(Raw records)
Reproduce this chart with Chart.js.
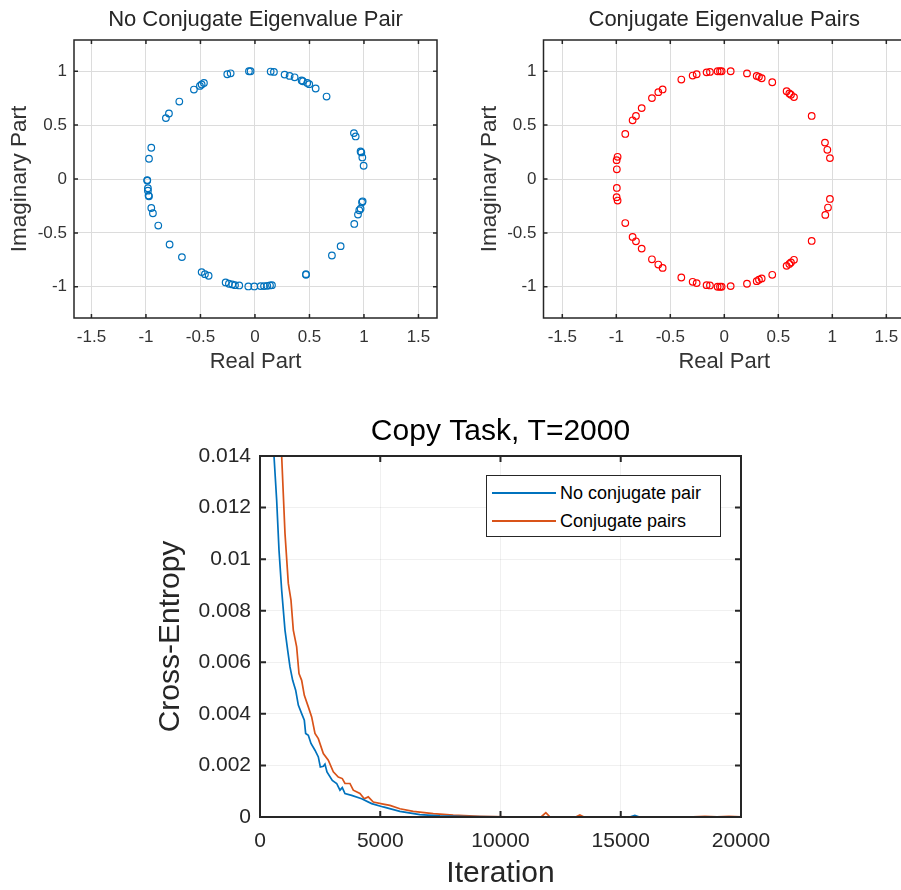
<!DOCTYPE html>
<html>
<head>
<meta charset="utf-8">
<title>Eigenvalues and copy task</title>
<script src="https://cdn.jsdelivr.net/npm/chart.js@4.4.1/dist/chart.umd.min.js"></script>
<style>
  html, body { margin: 0; padding: 0; background: #fff; }
  body { position: relative; width: 901px; height: 890px; overflow: hidden; font-family: "Liberation Sans", Arial, sans-serif; }
  canvas { position: absolute; }
  #c1 { left: 0; top: 0; }
  #c2 { left: 470px; top: 0; }
  #c3 { left: 140px; top: 395px; }
  .legend { position: absolute; left: 486px; top: 475px; width: 235px; height: 62px; padding-top: 3px; box-sizing: border-box; border: 1px solid #262626; background: #fff; font-size: 18px; color: #000; }
  .legend div { position: relative; height: 28px; line-height: 28px; padding-left: 73px; white-space: nowrap; }
  .legend i { position: absolute; left: 5px; top: 13px; width: 64px; height: 0; border-top: 2px solid; }
</style>
</head>
<body>
<canvas id="c1" width="450" height="380"></canvas>
<canvas id="c2" width="435" height="380"></canvas>
<canvas id="c3" width="761" height="495"></canvas>
<div class="legend" id="legend"></div>
<script>
// eigenvalues, no conjugate pair
const noPairRe = [-0.254, -0.223, -0.055, -0.04, 0.144, 0.174, 0.272, 0.318, 0.364, 0.428, 0.44, 0.48, 0.498, 0.557, 0.657,
  -0.468, -0.489, -0.505, -0.56, -0.694, -0.789, -0.817, -0.951, -0.972, -0.988, -0.988, -0.982, -0.982, -0.976, -0.972,
  -0.951, -0.936, -0.887, -0.783, -0.67, -0.489, -0.459, -0.425, -0.269, -0.239, -0.208, -0.183, -0.144, -0.061, -0.006,
  0.052, 0.083, 0.113, 0.138, 0.156, 0.468, 0.468, 0.706, 0.786, 0.908, 0.924, 0.969, 0.976, 0.985, 0.997,
  0.988, 0.982, 0.969, 0.957, 0.945, 0.911];
const noPairIm = [0.972, 0.981, 1.0, 1.0, 0.997, 0.994, 0.969, 0.957, 0.944, 0.914, 0.907, 0.892, 0.88, 0.84, 0.765,
  0.892, 0.877, 0.864, 0.83, 0.719, 0.608, 0.565, 0.29, 0.188, -0.015, -0.01, -0.086, -0.108, -0.154, -0.16,
  -0.269, -0.318, -0.432, -0.608, -0.725, -0.864, -0.883, -0.898, -0.96, -0.972, -0.978, -0.985, -0.988, -0.997, -0.997,
  -0.994, -0.994, -0.991, -0.988, -0.985, -0.883, -0.889, -0.71, -0.623, 0.426, 0.395, 0.256, 0.247, 0.2, 0.123,
  -0.207, -0.216, -0.275, -0.29, -0.33, -0.417];

// eigenvalues, conjugate pairs
const pairRe = [-0.398, -0.293, -0.256, -0.164, -0.133, -0.062, -0.04, -0.025, 0.059, 0.21, 0.3, 0.321, 0.346, 0.444,
  0.577, 0.602, 0.617, 0.645, 0.809, -0.571, -0.611, -0.67, -0.765, -0.818, -0.849, -0.917,
  -0.988, -0.997, -0.995, -0.995, -0.997, -0.988, -0.917, -0.849, -0.818, -0.765, -0.67, -0.611, -0.571,
  -0.398, -0.293, -0.256, -0.164, -0.133, -0.062, -0.04, -0.025, 0.059, 0.21, 0.3, 0.321, 0.346, 0.444,
  0.577, 0.602, 0.617, 0.645, 0.809, 0.932, 0.954, 0.978, 0.978, 0.96, 0.935];
const pairIm = [0.923, 0.96, 0.972, 0.99, 0.994, 1.0, 1.0, 1.0, 1.0, 0.98, 0.957, 0.948, 0.935, 0.898,
  0.815, 0.794, 0.782, 0.76, 0.585, 0.831, 0.806, 0.751, 0.658, 0.585, 0.545, 0.418,
  0.206, 0.175, 0.09, -0.083, -0.169, -0.2, -0.409, -0.538, -0.578, -0.646, -0.745, -0.794, -0.825,
  -0.914, -0.954, -0.966, -0.985, -0.988, -1.0, -1.0, -1.0, -0.994, -0.972, -0.948, -0.935, -0.923, -0.889,
  -0.806, -0.788, -0.775, -0.75, -0.575, 0.338, 0.271, 0.194, -0.185, -0.265, -0.333];

const eigTicksX = [-1.5, -1, -0.5, 0, 0.5, 1, 1.5];
const eigTicksY = [-1, -0.5, 0, 0.5, 1];

// copy task, T=2000
const iterNoPair = [582, 693, 790, 901, 1039, 1150, 1247, 1358, 1483, 1593, 1732, 1843, 1898, 2009, 2120, 2286, 2425,
  2508, 2633, 2701, 2785, 3006, 3188, 3325, 3422, 3533, 3811, 4227, 4642, 5124, 5818, 6650, 7480, 8590, 10000,
  12000, 14000, 15400, 15585, 15750, 17000, 20000];
const ceNoPair = [0.0140, 0.01229, 0.01035, 0.0088, 0.00725, 0.00647, 0.00582, 0.0053, 0.00492, 0.00434, 0.00401,
  0.00375, 0.00324, 0.00317, 0.00285, 0.00259, 0.00233, 0.00194, 0.00197, 0.00205, 0.00175, 0.00142, 0.0013,
  0.00104, 0.00114, 0.00091, 0.00084, 0.00071, 0.00052, 0.00039, 0.00022, 0.00009, 0.00004, 0.00002, 0.00001,
  0.00001, 0.00001, 0.00001, 0.00006, 0.00001, 0.00001, 0.00001];
const iterPair = [901, 1039, 1177, 1288, 1385, 1524, 1621, 1732, 1843, 2009, 2148, 2286, 2425, 2633, 2840, 3048, 3255,
  3422, 3533, 3740, 3879, 4156, 4336, 4502, 4710, 5124, 5403, 5818, 6371, 7203, 8034, 9143, 10252, 11700, 11886,
  12050, 13150, 13300, 13450, 18000, 18500, 19000, 19500, 20000];
const cePair = [0.0140, 0.011, 0.00906, 0.00841, 0.00725, 0.0066, 0.00556, 0.0053, 0.00472, 0.00427, 0.00388, 0.00324,
  0.00304, 0.00246, 0.0022, 0.00175, 0.00155, 0.00149, 0.0013, 0.0013, 0.00104, 0.00091, 0.00071, 0.00078, 0.00058,
  0.0005, 0.00045, 0.00032, 0.00022, 0.00013, 0.00007, 0.00003, 0.00001, 0.00001, 0.00017, 0.00001, 0.00001,
  0.00008, 0.00001, 0.00001, 0.00003, 0.00001, 0.00003, 0.00001];
const lossTicksX = [0, 5000, 10000, 15000, 20000];
const lossTicksY = [0, 0.002, 0.004, 0.006, 0.008, 0.01, 0.012, 0.014];

const FONT = '"Liberation Sans", Arial, sans-serif';
const INK = '#262626';
Chart.defaults.font.family = FONT;
Chart.defaults.color = INK;

// matlab-style box with inward ticks on all four sides
const framePlugin = {
  id: 'frame',
  afterDraw(chart, args, opts) {
    const { ctx, chartArea: a, scales } = chart;
    const len = opts.tick || 5;
    ctx.save();
    ctx.strokeStyle = INK;
    ctx.lineWidth = opts.width || 1;
    ctx.beginPath();
    scales.x.ticks.forEach((t) => {
      const px = scales.x.getPixelForValue(t.value);
      ctx.moveTo(px, a.bottom); ctx.lineTo(px, a.bottom - len);
      ctx.moveTo(px, a.top); ctx.lineTo(px, a.top + len);
    });
    scales.y.ticks.forEach((t) => {
      const py = scales.y.getPixelForValue(t.value);
      ctx.moveTo(a.left, py); ctx.lineTo(a.left + len, py);
      ctx.moveTo(a.right, py); ctx.lineTo(a.right - len, py);
    });
    ctx.stroke();
    ctx.strokeRect(a.left, a.top, a.right - a.left, a.bottom - a.top);
    ctx.restore();
  },
};

const fmt = (v) => String(+v.toFixed(4));

// fixed axis sizes, and no extra room kept for labels that overhang the box
const fixX = (h) => (s) => { s.height = h; s.paddingLeft = 0; s.paddingRight = 0; };
const fixY = (w) => (s) => { s.width = w; s.paddingTop = 0; s.paddingBottom = 0; };

const makeEig = (id, title, re, im, color, xMin, xMax, yWidth, padRight) =>
  new Chart(document.getElementById(id), {
    type: 'scatter',
    data: {
      datasets: [{
        data: re.map((x, i) => ({ x, y: im[i] })),
        borderColor: color,
        backgroundColor: 'rgba(0,0,0,0)',
        pointRadius: 3.3,
        pointHoverRadius: 3.3,
        borderWidth: 1.2,
      }],
    },
    options: {
      responsive: false,
      animation: false,
      events: [],
      layout: { autoPadding: false, padding: { right: padRight, left: 0, top: 0, bottom: 0 } },
      plugins: {
        legend: { display: false },
        tooltip: { enabled: false },
        title: { display: true, text: title, fullSize: false, font: { size: 22, weight: 'normal' }, color: INK, padding: { top: 7, bottom: 6.6 } },
        frame: { width: 1.5, tick: 4 },
      },
      scales: {
        x: {
          type: 'linear', min: xMin, max: xMax,
          afterBuildTicks: (s) => { s.ticks = eigTicksX.map((v) => ({ value: v })); },
          afterFit: fixX(62),
          ticks: { font: { size: 17 }, color: '#333', padding: 9, maxRotation: 0, callback: fmt },
          grid: { color: '#dcdcdc', drawTicks: false, lineWidth: 1 },
          border: { display: false },
          title: { display: true, text: 'Real Part', font: { size: 22 }, color: '#333', padding: { top: 0, bottom: 5 } },
        },
        y: {
          type: 'linear', min: -1.29, max: 1.29,
          afterBuildTicks: (s) => { s.ticks = eigTicksY.map((v) => ({ value: v })); },
          afterFit: fixY(yWidth),
          ticks: { font: { size: 17 }, color: '#333', padding: 7, callback: fmt },
          grid: { color: '#dcdcdc', drawTicks: false, lineWidth: 1 },
          border: { display: false },
          title: { display: true, text: 'Imaginary Part', font: { size: 22.5 }, color: '#333', padding: { top: 6, bottom: 0 } },
        },
      },
    },
    plugins: [framePlugin],
  });

makeEig('c1', 'No Conjugate Eigenvalue Pair', noPairRe, noPairIm, '#0072BD', -1.66, 1.67, 74, 13);
makeEig('c2', 'Conjugate Eigenvalue Pairs', pairRe, pairIm, '#FF0000', -1.674, 1.673, 73.5, 0);

const lossChart = new Chart(document.getElementById('c3'), {
  type: 'line',
  data: {
    datasets: [
      { label: 'No conjugate pair', data: iterNoPair.map((x, i) => ({ x, y: ceNoPair[i] })), borderColor: '#0072BD', borderWidth: 1.7, pointRadius: 0, tension: 0, fill: false },
      { label: 'Conjugate pairs', data: iterPair.map((x, i) => ({ x, y: cePair[i] })), borderColor: '#D95319', borderWidth: 1.7, pointRadius: 0, tension: 0, fill: false },
    ],
  },
  options: {
    responsive: false,
    animation: false,
    events: [],
    layout: { autoPadding: false, padding: { right: 160, left: 0, top: 0, bottom: 0 } },
    plugins: {
      legend: { display: false },
      tooltip: { enabled: false },
      title: { display: true, text: 'Copy Task, T=2000', fullSize: false, font: { size: 30, weight: 'normal' }, color: '#000', padding: { top: 19, bottom: 6 } },
      frame: { width: 2, tick: 6 },
    },
    scales: {
      x: {
        type: 'linear', min: 0, max: 20000,
        afterBuildTicks: (s) => { s.ticks = lossTicksX.map((v) => ({ value: v })); },
        afterFit: fixX(73),
        ticks: { font: { size: 21 }, color: INK, padding: 12, maxRotation: 0, callback: fmt },
        grid: { color: 'rgba(0,0,0,0.06)', drawTicks: false },
        border: { display: false },
        title: { display: true, text: 'Iteration', font: { size: 30, lineHeight: 1 }, color: INK, padding: { top: 0, bottom: 1 } },
      },
      y: {
        type: 'linear', min: 0, max: 0.014,
        afterBuildTicks: (s) => { s.ticks = lossTicksY.map((v) => ({ value: v })); },
        afterFit: fixY(120),
        ticks: { font: { size: 21 }, color: INK, padding: 9, callback: fmt },
        grid: { color: 'rgba(0,0,0,0.06)', drawTicks: false },
        border: { display: false },
        title: { display: true, text: 'Cross-Entropy', font: { size: 30 }, color: INK, padding: { top: 13, bottom: 0 } },
      },
    },
  },
  plugins: [framePlugin],
});

// legend box inside the plot, top right
const legendNode = document.getElementById('legend');
lossChart.data.datasets.forEach((ds) => {
  const row = document.createElement('div');
  const swatch = document.createElement('i');
  swatch.style.borderColor = ds.borderColor;
  row.appendChild(swatch);
  row.appendChild(document.createTextNode(ds.label));
  legendNode.appendChild(row);
});
</script>
</body>
</html>
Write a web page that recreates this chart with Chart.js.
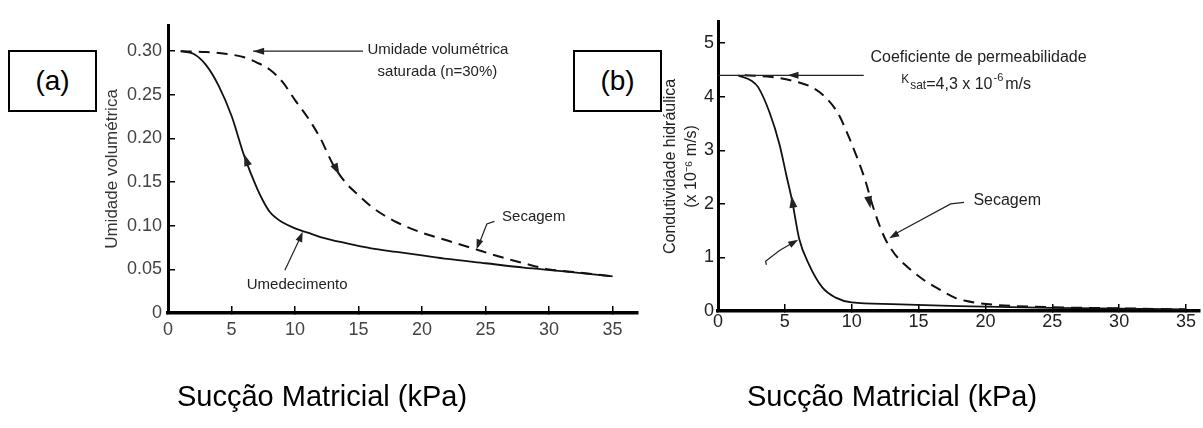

Task to complete:
Determine how many lines in the listing above hold the string "that", then write only the number.

Result:
2